MD

News

Wednesday, April 16, 2014

Advertise with us »

President Bill Clinton's commencement address at the University of Michigan, April 28, 2007

BY COURTESY OF THE UNIVERSITY OF MICHIGAN NEWS SERVICE

Published February 11, 2010

PRESIDENT CLINTON: Thank you very much. I am delighted to be here and delighted to be given this degree by the University of Michigan's first female President. That has a great ring, I think.

I have had a wonderful time already. I have so many memories and associations with this university. When we were walking in, I told President Coleman that we were marching to William Walton's great coronation march, "Crown Imperial," which I first heard played on an old-fashioned LP record by the University of Michigan Band in 1963. I still own that record. And it’s still a great band.

The President mentioned my great friend, the late Eli Segal, who loved the University of Michigan and is smiling down on me today. He used to kid me that maybe someday I could get a degree from a real law school. There is another member of my cabinet here today, my former Agriculture Secretary Dan Glickman, who runs the Motion Picture Association now. He also went to Michigan Law School. Lieutenant Governor Cherry, I thank you for being here. Congressman Ron Klein from Florida is here. I have many friends in this audience.

I am particularly grateful to the students who were mentioned who worked in Rwanda in our project where we're trying to help the country rebuild. There are 11 other Michigan students who went all the way to Papua New Guinea to help set up our AIDS project there, and that's an important little example of something I want to talk about today, because half of all the languages still spoken on earth are spoken in the small country of Papua New Guinea -- more than 300 of them. That's an example of how involved you are with the larger world.

I also couldn't come to Michigan without echoing what the President said about President Ford. He and I became great friends after we were both out of the White House. We spent two memorable days playing golf together in 1993. We lied to each other about sports stories. He was a truly wonderful man.

I'd also like to acknowledge, since I'm here in the football stadium, which I have watched on television a hundred times, that this is the first graduation to occur after the passing of Coach Bo Schembechler, who as most of you know, was quite an ardent Republican. As I walked in here today on university soil, I considered a philosophical question that I had never before considered, which is whether it is possible still to switch parties in the afterlife and whether it would be moral to pray for such a result.

I want to say how inspired I was by what Jolene Pemberton and Abdul El-Sayed had to say and also how impressed I was by the previous remarks of Provost Sullivan, Dr. Smith, and the twin messages of Dean McDonald and President Coleman exhorting you not only to be successful, but to be good citizens.

I want to take just a few minutes today to ask you to think about how you're going to define your citizenship of your nation, your community, and the world, and how will you reconcile that with all your various identities, your national citizenship, your gender, your race, your religion, and all the various things that distinguish you from one another.

We celebrate today, as has already been said, the completion of your academic journey.

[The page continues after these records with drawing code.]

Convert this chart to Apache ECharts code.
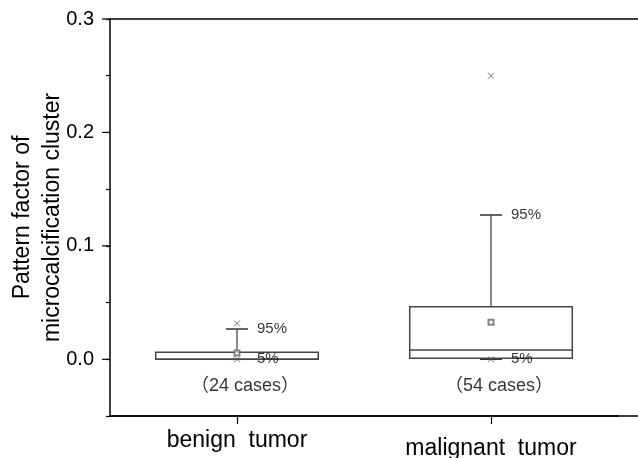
<!DOCTYPE html>
<html>
<head>
<meta charset="utf-8">
<script src="https://cdn.jsdelivr.net/npm/echarts@6/dist/echarts.min.js"></script>
<style>
html,body{margin:0;padding:0;background:#fff;}
#chart{width:638px;height:458px;}
</style>
</head>
<body>
<div id="chart"></div>
<script>
// ---- data ----
const categories = ['benign  tumor', 'malignant  tumor'];
const p5Vals     = [0.0, 0.0];
const q1Vals     = [0.0, 0.001];
const medianVals = [0.0, 0.0082];
const q3Vals     = [0.0062, 0.0464];
const p95Vals    = [0.0267, 0.1272];
const meanVals   = [0.0056, 0.0326];
const minVals    = [0.0, 0.0];
const maxVals    = [0.0317, 0.250];
const caseCounts = [24, 54];
const yMajorTicks = [0, 0.1, 0.2, 0.3];
const yMinorStep = 0.05;
const yMin = -0.05, yMax = 0.3;

const FONT = '"Liberation Sans", Arial, "Noto Sans CJK SC", sans-serif';

const boxData = categories.map((c, i) => [i, p5Vals[i], q1Vals[i], medianVals[i], q3Vals[i], p95Vals[i]]);

function isMajor(v) {
  return yMajorTicks.some(t => Math.abs(t - v) < 1e-9);
}

function renderBox(params, api) {
  const idx = api.value(0);
  const p5 = api.coord([idx, api.value(1)]);
  const q1 = api.coord([idx, api.value(2)]);
  const md = api.coord([idx, api.value(3)]);
  const q3 = api.coord([idx, api.value(4)]);
  const p95 = api.coord([idx, api.value(5)]);
  const cx = q1[0];
  const w = api.size([1, 0])[0] * 0.64;
  const cap = 11;
  const boxStroke = '#444';
  const whiskStroke = '#666';
  return {
    type: 'group',
    children: [
      { type: 'line', shape: { x1: cx, y1: q3[1], x2: cx, y2: p95[1] }, style: { stroke: whiskStroke, lineWidth: 1.5 } },
      { type: 'line', shape: { x1: cx - cap, y1: p95[1], x2: cx + cap, y2: p95[1] }, style: { stroke: '#333', lineWidth: 1.5 } },
      { type: 'line', shape: { x1: cx, y1: q1[1], x2: cx, y2: p5[1] }, style: { stroke: whiskStroke, lineWidth: 1.5 } },
      { type: 'line', shape: { x1: cx - cap, y1: p5[1], x2: cx + cap, y2: p5[1] }, style: { stroke: '#333', lineWidth: 1.5 } },
      { type: 'rect', shape: { x: cx - w / 2, y: q3[1], width: w, height: q1[1] - q3[1] }, style: { fill: '#fff', stroke: boxStroke, lineWidth: 1.5 } },
      { type: 'line', shape: { x1: cx - w / 2, y1: md[1], x2: cx + w / 2, y2: md[1] }, style: { stroke: boxStroke, lineWidth: 1.5 } }
    ]
  };
}

// major (longer) y ticks, placed through the y scale
function renderMajorTick(params, api) {
  const p = api.coord([0, api.value(1)]);
  const x0 = params.coordSys.x;
  return {
    type: 'line',
    shape: { x1: x0 - 8, y1: p[1], x2: x0, y2: p[1] },
    style: { stroke: '#000', lineWidth: 1.2 }
  };
}

const chart = echarts.init(document.getElementById('chart'));
chart.setOption({
  animation: false,
  backgroundColor: '#fff',
  grid: [
    { left: 110, right: 20, top: 19, bottom: 42, containLabel: false, outerBoundsMode: 'none' },
    { left: 110, right: -20, top: 19, bottom: 42, containLabel: false, outerBoundsMode: 'none' }
  ],
  xAxis: [
    {
      type: 'category', gridIndex: 0, data: categories, boundaryGap: true,
      axisLine: { show: true, onZero: false, lineStyle: { color: '#000', width: 1.5 } },
      axisTick: { show: true, alignWithLabel: true, interval: 0, length: 8, lineStyle: { color: '#000', width: 1.2 } },
      axisLabel: {
        interval: 0, hideOverlap: false,
        margin: 13, color: '#000', fontFamily: FONT, fontSize: 23,
        formatter: (v, i) => i === 1 ? '{b|' + v + '}' : '{a|' + v + '}',
        rich: {
          a: { fontSize: 23, fontFamily: FONT, color: '#000' },
          b: { fontSize: 23, fontFamily: FONT, color: '#000', padding: [8, 0, 0, 0] }
        }
      },
      splitLine: { show: false }
    },
    {
      type: 'value', gridIndex: 1, position: 'top', min: 0, max: 1,
      axisLine: { show: true, onZero: false, lineStyle: { color: '#000', width: 1.5 } },
      axisTick: { show: false }, axisLabel: { show: false }, splitLine: { show: false }
    },
    {
      type: 'value', gridIndex: 1, position: 'bottom', min: 0, max: 1,
      axisLine: { show: true, onZero: false, lineStyle: { color: '#000', width: 1.5 } },
      axisTick: { show: false }, axisLabel: { show: false }, splitLine: { show: false }
    }
  ],
  yAxis: [
    {
      type: 'value', gridIndex: 0, min: yMin, max: yMax, interval: yMinorStep, position: 'left',
      name: 'Pattern factor of\nmicrocalcification cluster',
      nameLocation: 'middle', nameRotate: 90, nameGap: 42, nameMoveOverlap: false,
      nameTextStyle: { fontFamily: FONT, fontSize: 23, color: '#000', lineHeight: 30 },
      axisLine: { show: true, onZero: false, lineStyle: { color: '#000', width: 1.5 } },
      axisTick: { show: true, length: 4, lineStyle: { color: '#000', width: 1.2 } },
      axisLabel: {
        show: true, showMinLabel: true, showMaxLabel: true,
        formatter: v => isMajor(v) ? Number(v).toFixed(1) : '',
        fontFamily: FONT, fontSize: 20, color: '#000', margin: 16
      },
      splitLine: { show: false }
    },
    {
      type: 'value', gridIndex: 1, min: 0, max: 1, show: false
    }
  ],
  series: [
    {
      type: 'custom', xAxisIndex: 0, yAxisIndex: 0, clip: false, z: 10, silent: true,
      renderItem: renderMajorTick, data: yMajorTicks.map(v => [0, v])
    },
    {
      type: 'custom', xAxisIndex: 0, yAxisIndex: 0,
      renderItem: renderBox, data: boxData, z: 2
    },
    {
      type: 'scatter', xAxisIndex: 0, yAxisIndex: 0, z: 3,
      symbol: 'emptyRect', symbolSize: 5,
      itemStyle: { color: '#666', borderWidth: 1 },
      data: meanVals.map((v, i) => [i, v])
    },
    {
      type: 'scatter', xAxisIndex: 0, yAxisIndex: 0, z: 4,
      symbol: 'path://M0,0L10,10M10,0L0,10', symbolSize: 6,
      itemStyle: { color: 'transparent', borderColor: '#555', borderWidth: 1 },
      data: maxVals.map((v, i) => [i, v]).concat(minVals.map((v, i) => [i, v]))
    },
    {
      type: 'scatter', xAxisIndex: 0, yAxisIndex: 0, z: 5,
      symbolSize: 0, itemStyle: { color: 'transparent' },
      label: { show: true, position: 'right', distance: 20, formatter: '95%', fontFamily: FONT, fontSize: 15, color: '#000' },
      data: p95Vals.map((v, i) => [i, v])
    },
    {
      type: 'scatter', xAxisIndex: 0, yAxisIndex: 0, z: 5,
      symbolSize: 0, itemStyle: { color: 'transparent' },
      label: { show: true, position: 'right', distance: 20, formatter: '5%', fontFamily: FONT, fontSize: 15, color: '#000' },
      data: p5Vals.map((v, i) => [i, v])
    },
    {
      type: 'scatter', xAxisIndex: 0, yAxisIndex: 0, z: 5,
      symbolSize: 0, itemStyle: { color: 'transparent' },
      label: {
        show: true, position: 'bottom', distance: 18, offset: [8, 0],
        formatter: p => '（' + caseCounts[p.dataIndex] + ' cases）',
        fontFamily: FONT, fontSize: 18, color: '#000'
      },
      data: p5Vals.map((v, i) => [i, v])
    }
  ]
});
</script>
</body>
</html>
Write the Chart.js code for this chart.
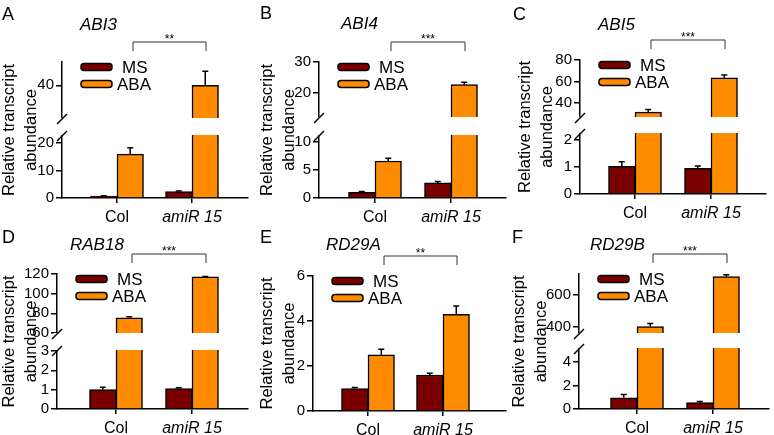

This is largely, I believe, a time of joy, pride, gratitude, and relief. We celebrate the beginning of the rest of your life. How will you define your citizenship? This is one of the most exciting times to be alive in all of human history. It is exploding with opportunity, yet marred by inequality, insecurity, and clear unsustainability. It is bursting with knowledge, increasing at an exponential degree. Just in the last week, we have learned that several new genetic markers have been identified which are high predictors of diabetes, and that there is a planet going around a star, one of the 100 closest to our planet, that may have an atmosphere enough like ours that life is possible.